Something else that unravels our most cherished relationships is inequality. If you are in a marriage where the division of labour is lopsided then you are creating a breeding ground for resentment. Unfairness almost always damages our love and respect for the other person. Resentment though, is anger that builds on itself over time and eats away at the foundations of our love.


Another relationship busting issue is control.


Most relationships have one dominant partner and one passive person - opposites attract!

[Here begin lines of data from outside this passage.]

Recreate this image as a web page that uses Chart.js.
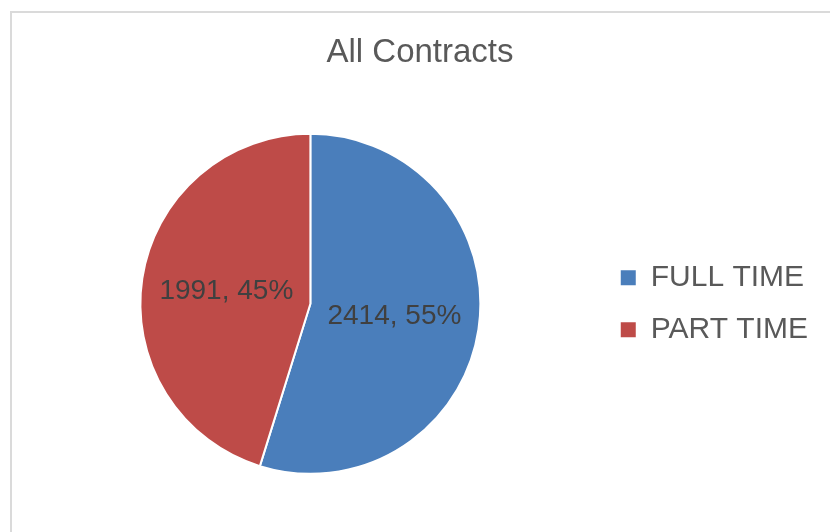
<!DOCTYPE html>
<html>
<head>
<meta charset="utf-8">
<script src="https://cdn.jsdelivr.net/npm/chart.js@4.4.1/dist/chart.umd.min.js"></script>
<style>
  html, body { margin: 0; padding: 0; background: #fff; overflow: hidden; }
  .marco {
    position: absolute; left: 10px; top: 11px;
    width: 830px; height: 530px;
    border-left: 2px solid #dadada; border-top: 2px solid #dadada;
  }
  .marco canvas { display: block; }
</style>
</head>
<body>
<div class="marco">
  <canvas id="tarta" width="820" height="519"></canvas>
</div>
<script>
// datos
const categorias = ['FULL TIME', 'PART TIME'];
const contratos = [2414, 1991];
const porcentajes = [55, 45];
const colores = ['#4a7ebb', '#be4b48'];

// etiquetas dentro de cada porcion
const etiquetasPlugin = {
    id: 'etiquetas',
    afterDatasetsDraw: function(chart) {
        const ctx = chart.ctx;
        const meta = chart.getDatasetMeta(0);
        ctx.save();
        ctx.font = '28px "Liberation Sans", Arial, sans-serif';
        ctx.fillStyle = '#404040';
        ctx.textAlign = 'center';
        ctx.textBaseline = 'middle';
        meta.data.forEach(function(arc, i) {
            const p = arc.tooltipPosition();
            ctx.fillText(contratos[i] + ', ' + porcentajes[i] + '%', p.x, p.y);
        });
        ctx.restore();
    }
};

new Chart(document.getElementById('tarta'), {
    type: 'pie',
    data: {
        labels: categorias,
        datasets: [{
            data: contratos,
            backgroundColor: colores,
            borderColor: '#ffffff',
            borderWidth: 2,
            hoverOffset: 0,
            radius: 170
        }]
    },
    options: {
        responsive: false,
        animation: false,
        layout: { padding: { left: 10, right: 14, top: 0, bottom: 7 } },
        plugins: {
            title: {
                display: true,
                text: 'All Contracts',
                color: '#595959',
                font: { family: '"Liberation Sans", Arial, sans-serif', size: 33, weight: 'normal' },
                padding: { top: 20, bottom: 10 }
            },
            legend: {
                position: 'right',
                fullSize: false,
                labels: {
                    color: '#595959',
                    font: { family: '"Liberation Sans", Arial, sans-serif', size: 30 },
                    boxWidth: 15,
                    boxHeight: 15,
                    padding: 22,
                    generateLabels: function(chart) {
                        const items = Chart.controllers.pie.overrides.plugins.legend.labels.generateLabels(chart);
                        items.forEach(function(it) { it.lineWidth = 0; });
                        return items;
                    }
                }
            },
            tooltip: { enabled: false }
        }
    },
    plugins: [etiquetasPlugin]
});
</script>
</body>
</html>
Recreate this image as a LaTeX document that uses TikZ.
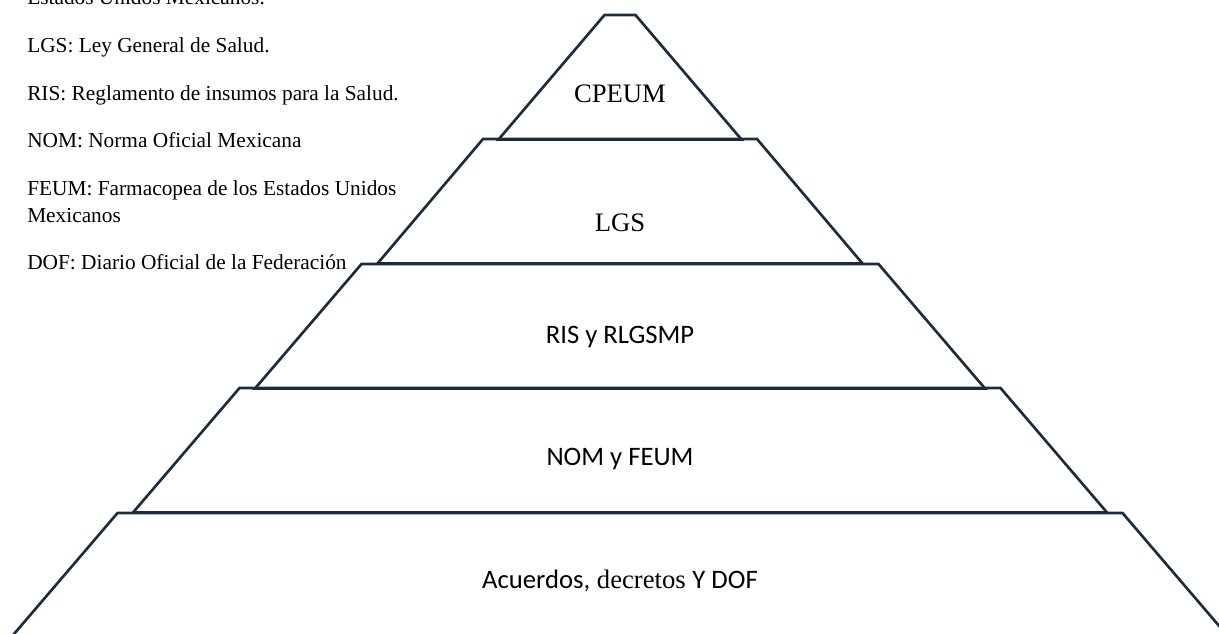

This works well enough in some situations but is just as likely to be the thing that causes problems in the end. Here are some of the things that can go wrong. The dominant person may lose interest because they are not challenged or contested or the dominant person may lose respect for someone they can get it over. Control might allow you to get your own way, but it has potent limitations. On the other side of the relationship, the person who is controlled or dominated may suffer from low self esteem as a result of not feeling equal or feeling used. The person being controlled is also likely to feel that they are not valued for who they are.


Last, but not least, is blame. Some research that I have read estimates that 90% of all marriages in the USA fail because of blame. The only way for relationships to grow and flourish is if people take responsibility for themselves. This is because you can only change the things that you consciously admit to.